Only the lines from the start of the data through the line with "SOP_PRICE = 103" belong in the copy. Restate them word for word, minus the pictures.

### Data lines
* Begin *
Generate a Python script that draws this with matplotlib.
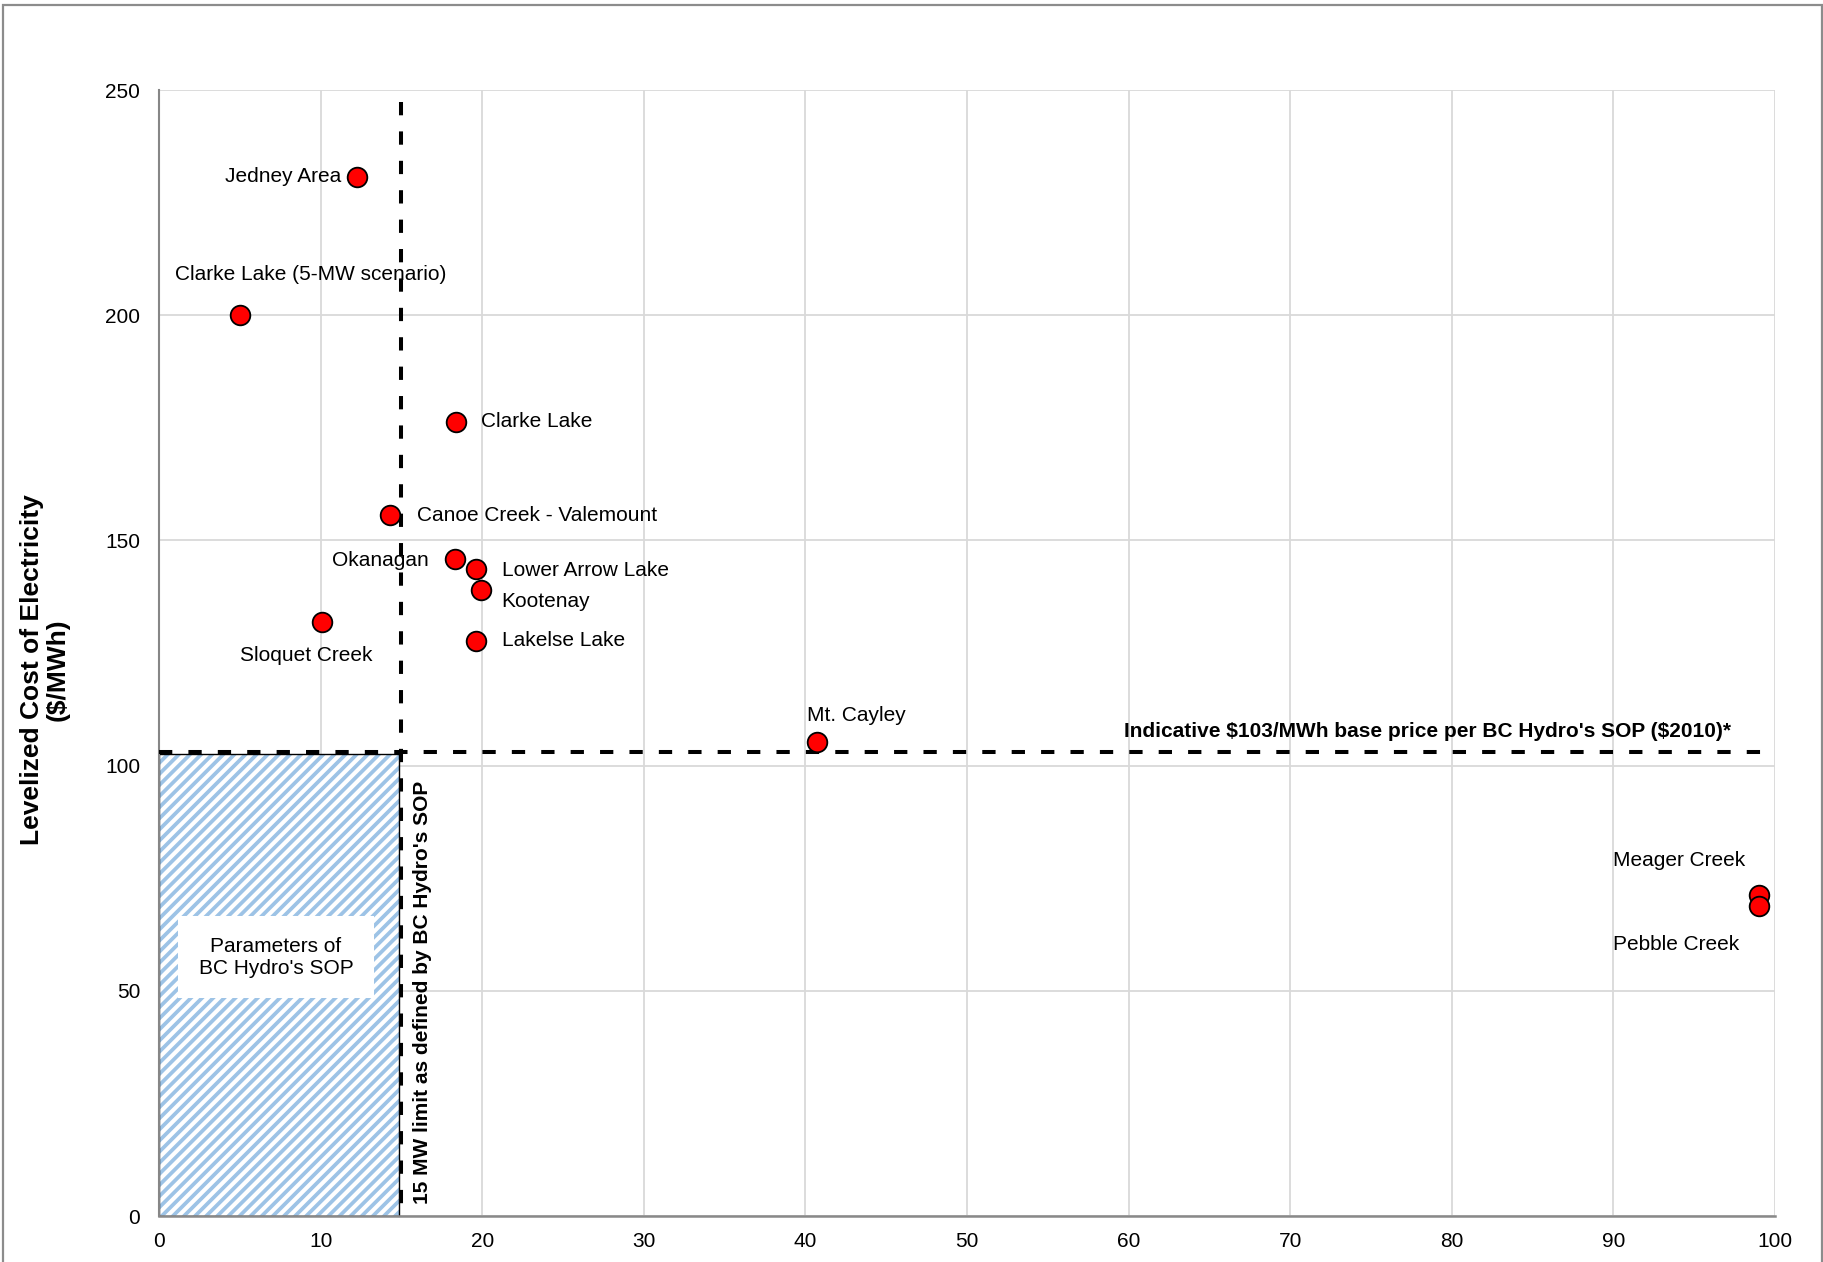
"""
Levelized cost of electricity vs. installed capacity for candidate BC
geothermal sites, with the BC Hydro Standing Offer Program (SOP) limits.
"""
import matplotlib
matplotlib.use("Agg")
import matplotlib.pyplot as plt
from matplotlib.patches import Rectangle

plt.rcParams["font.family"] = ["Liberation Sans", "DejaVu Sans"]
plt.rcParams["hatch.linewidth"] = 2.7

# site data: capacity (MW) and levelized cost ($/MWh)
SITES = ["Jedney Area", "Clarke Lake (5-MW scenario)", "Clarke Lake",
         "Canoe Creek - Valemount", "Okanagan", "Lower Arrow Lake", "Kootenay",
         "Lakelse Lake", "Sloquet Creek", "Mt. Cayley", "Meager Creek",
         "Pebble Creek"]
CAPACITY_MW = [12.25, 5.0, 18.4, 14.3, 18.3, 19.6, 19.9, 19.6, 10.1, 40.7, 99.0, 99.0]
LCOE = [230.7, 200.0, 176.3, 155.6, 145.9, 143.6, 139.0, 127.7, 131.9, 105.3, 71.3, 68.8]

SOP_LIMIT_MW = 15
SOP_PRICE = 103

X_TICKS = [0, 10, 20, 30, 40, 50, 60, 70, 80, 90, 100]
Y_TICKS = [0, 50, 100, 150, 200, 250]

# label placement (offset in points from the marker, horizontal alignment)
LABEL_POS = {
    "Jedney Area": ((-11.5, 0), "right"),
    "Clarke Lake (5-MW scenario)": ((51, 29), "center"),
    "Clarke Lake": ((18, 0), "left"),
    "Canoe Creek - Valemount": ((19.4, 0), "left"),
    "Okanagan": ((-18.7, -1.4), "right"),
    "Lower Arrow Lake": ((18.7, -0.7), "left"),
    "Kootenay": ((15.1, -8.6), "left"),
    "Lakelse Lake": ((18.7, 0), "left"),
    "Sloquet Creek": ((-11.5, -24.5), "center"),
    "Mt. Cayley": ((28.8, 18.7), "center"),
    "Meager Creek": ((-105, 25), "left"),
    "Pebble Creek": ((-105, -27.4), "left"),
}

W, H = 1823, 1262
fig = plt.figure(figsize=(W / 100, H / 100), dpi=100)
ax = fig.add_axes([159 / W, 1 - 1216 / H, (1775 - 159) / W, (1216 - 90) / H])

# outer chart frame (bottom edge cut off in the original)
fig.add_artist(Rectangle((3 / W, -0.05), (1822 - 3) / W, 1 - 5 / H + 0.05,
                         transform=fig.transFigure, fill=False,
                         edgecolor="#8c8c8c", linewidth=1.6, clip_on=False))

ax.set_xlim(0, 100)
ax.set_ylim(0, 250)
ax.set_xticks(X_TICKS)
ax.set_yticks(Y_TICKS)
ax.set_axisbelow(True)
ax.grid(True, color="#d9d9d9", linewidth=1.3, zorder=0.5)
ax.tick_params(length=0, labelsize=15)
ax.tick_params(axis="x", pad=11.5)
ax.tick_params(axis="y", pad=13.5)
for side in ["top", "right"]:
    ax.spines[side].set_visible(False)
ax.spines["left"].set_color("#868686")
ax.spines["left"].set_linewidth(1.5)
ax.spines["bottom"].set_color("#898989")
ax.spines["bottom"].set_linewidth(1.8)

# hatched SOP parameter box
ax.add_patch(Rectangle((0, 0), SOP_LIMIT_MW - 0.15, SOP_PRICE - 0.5,
                       facecolor="white", edgecolor="#9dc3e6", hatch="///",
                       linewidth=0, zorder=1))
ax.add_patch(Rectangle((0, 0), SOP_LIMIT_MW - 0.15, SOP_PRICE - 0.5,
                       fill=False, edgecolor="black", linewidth=1.0, zorder=1.1))
ax.text(7.24, 57.5, "Parameters of\nBC Hydro's SOP", fontsize=15, ha="center",
        va="center", multialignment="center", zorder=2,
        bbox=dict(boxstyle="square,pad=1.0", facecolor="white", edgecolor="none"))

# SOP limits (drawn from the top / left so the dash pattern starts there)
ax.plot([SOP_LIMIT_MW, SOP_LIMIT_MW], [247.3, 0], color="black", linewidth=2.9,
        dashes=(3.3, 4.0), dash_capstyle="butt", zorder=3, clip_on=False)
ax.plot([0, 100], [SOP_PRICE, SOP_PRICE], color="black", linewidth=2.9,
        dashes=(3.3, 4.0), dash_capstyle="butt", zorder=3)
ax.text(16.3, 49.6, "15 MW limit as defined by BC Hydro's SOP", rotation=90,
        fontsize=15, fontweight="bold", ha="center", va="center", zorder=4)
ax.text(78.5, 107.5, r"Indicative \$103/MWh base price per BC Hydro's SOP (\$2010)*",
        fontsize=15, fontweight="bold", ha="center", va="center", zorder=4)

ax.scatter(CAPACITY_MW, LCOE, s=200, color="#ff0000", edgecolor="black",
           linewidth=1.3, zorder=5, clip_on=False)

for name, x, y in zip(SITES, CAPACITY_MW, LCOE):
    offset, ha = LABEL_POS[name]
    ax.annotate(name, xy=(x, y), xytext=offset, textcoords="offset points",
                ha=ha, va="center", fontsize=15, zorder=6)

fig.text(45 / W, 1 - 670 / H, "Levelized Cost of Electricity\n(\\$/MWh)",
         rotation=90, ha="center", va="center", multialignment="center",
         fontsize=19, fontweight="bold", linespacing=1.1)

fig.savefig("out.png", dpi=100)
* End *
### Worked solution
Generate a Python script that draws this with matplotlib.
"""
Levelized cost of electricity vs. installed capacity for candidate BC
geothermal sites, with the BC Hydro Standing Offer Program (SOP) limits.
"""
import matplotlib
matplotlib.use("Agg")
import matplotlib.pyplot as plt
from matplotlib.patches import Rectangle

plt.rcParams["font.family"] = ["Liberation Sans", "DejaVu Sans"]
plt.rcParams["hatch.linewidth"] = 2.7

# site data: capacity (MW) and levelized cost ($/MWh)
SITES = ["Jedney Area", "Clarke Lake (5-MW scenario)", "Clarke Lake",
         "Canoe Creek - Valemount", "Okanagan", "Lower Arrow Lake", "Kootenay",
         "Lakelse Lake", "Sloquet Creek", "Mt. Cayley", "Meager Creek",
         "Pebble Creek"]
CAPACITY_MW = [12.25, 5.0, 18.4, 14.3, 18.3, 19.6, 19.9, 19.6, 10.1, 40.7, 99.0, 99.0]
LCOE = [230.7, 200.0, 176.3, 155.6, 145.9, 143.6, 139.0, 127.7, 131.9, 105.3, 71.3, 68.8]

SOP_LIMIT_MW = 15
SOP_PRICE = 103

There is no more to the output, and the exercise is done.